Lakshmi is actually Saraswathi; her parents are Lakshmi (Priyamani) and Prabhakar (Kishore); and an abuse incident happened to her. While in prison, she also kills the minister who attends the Independence Day celebration. Ramanujam pleads to the judge that she is suffering from a fantasy disorder and asks for a reduction in her prison sentence. She is admitted to a mental asylum, and it is later revealed that Aditya and Lakshmi planned the whole thing to take revenge.

== Production ==
Naveen Chandra was initially reported to be a part of the film. The film was renamed from Saraswathi to S Saraswathi due to objections from the censor board.
== Music ==
The music was composed by Thaman S.

Track listing
| No. | Title | Lyrics | Singer(s) | Length |
|---|---|---|---|---|
| 1. | "Laali Laali" | D. Dheeraj | Sunitha Upadrasta | 03:55 |
| 2. | "Na Chinni Chinni Lokam" | Krshna Kanth | Usha Munukutla | 05:18 |
| 3. | "Kannamma (Female Version)" | Kalyan Chakravarthy | Gopika Poornima | 04:01 |
| 4. | "Kannamma (Male Version)" | Kalyan Chakravarthy | Sri Krishna | 04:01 |
| Total length: |  |  |  | 17:15 |

== Reception ==
Srivathsan Nadadhur of The Hindu wrote, "S Saraswathi’s call for a safer world for women is hard to dismiss, but the storytelling is unoriginal, takes far too many cinematic liberties and offers little emotional connection". Sanjana Pulugurtha of The Times of India rated the film two-and-a-half out of five stars and wrote, "While it [the film] shows sincerity and heart in its exploration, a sharper screenplay and more consistent pacing might have helped it reach the emotional and narrative heights it aims for". Yashaswini Sri of The Indian Express rated the film three out of five stars and wrote, "Varalaxmi Sarathkumar’s S Saraswathi has all the ingredients of a film that could have shaken you.

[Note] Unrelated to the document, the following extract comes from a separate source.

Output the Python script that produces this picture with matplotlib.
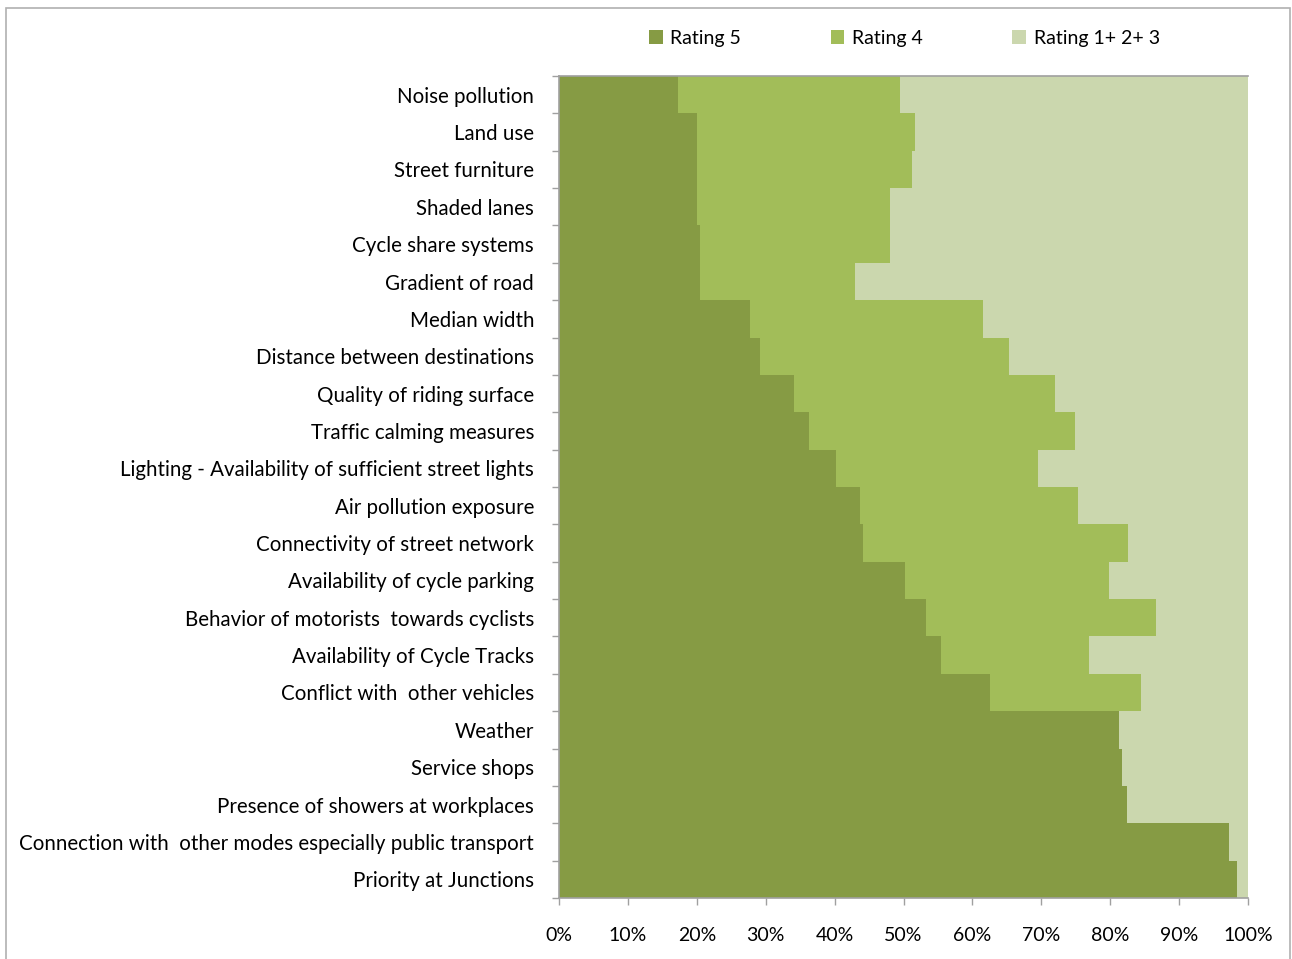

The filmmaking only partly delivers on that potential". Suresh Kairayani of The New Indian Express rated the film two-and-a-half out of five stars and wrote, "Overall, S Saraswathi deals with a serious and relevant subject, but th[e] predictability is a downer. With stronger writing and tighter narration, the film could have turned out even better". Bhawana Tanmayi of Moneycontrol gave the film the same rating and wrote, "Perhaps the film could have had a more profound impact if it had been written with greater precision and had a more captivating second half.Nevertheless, it is an average viewing experience in its current state".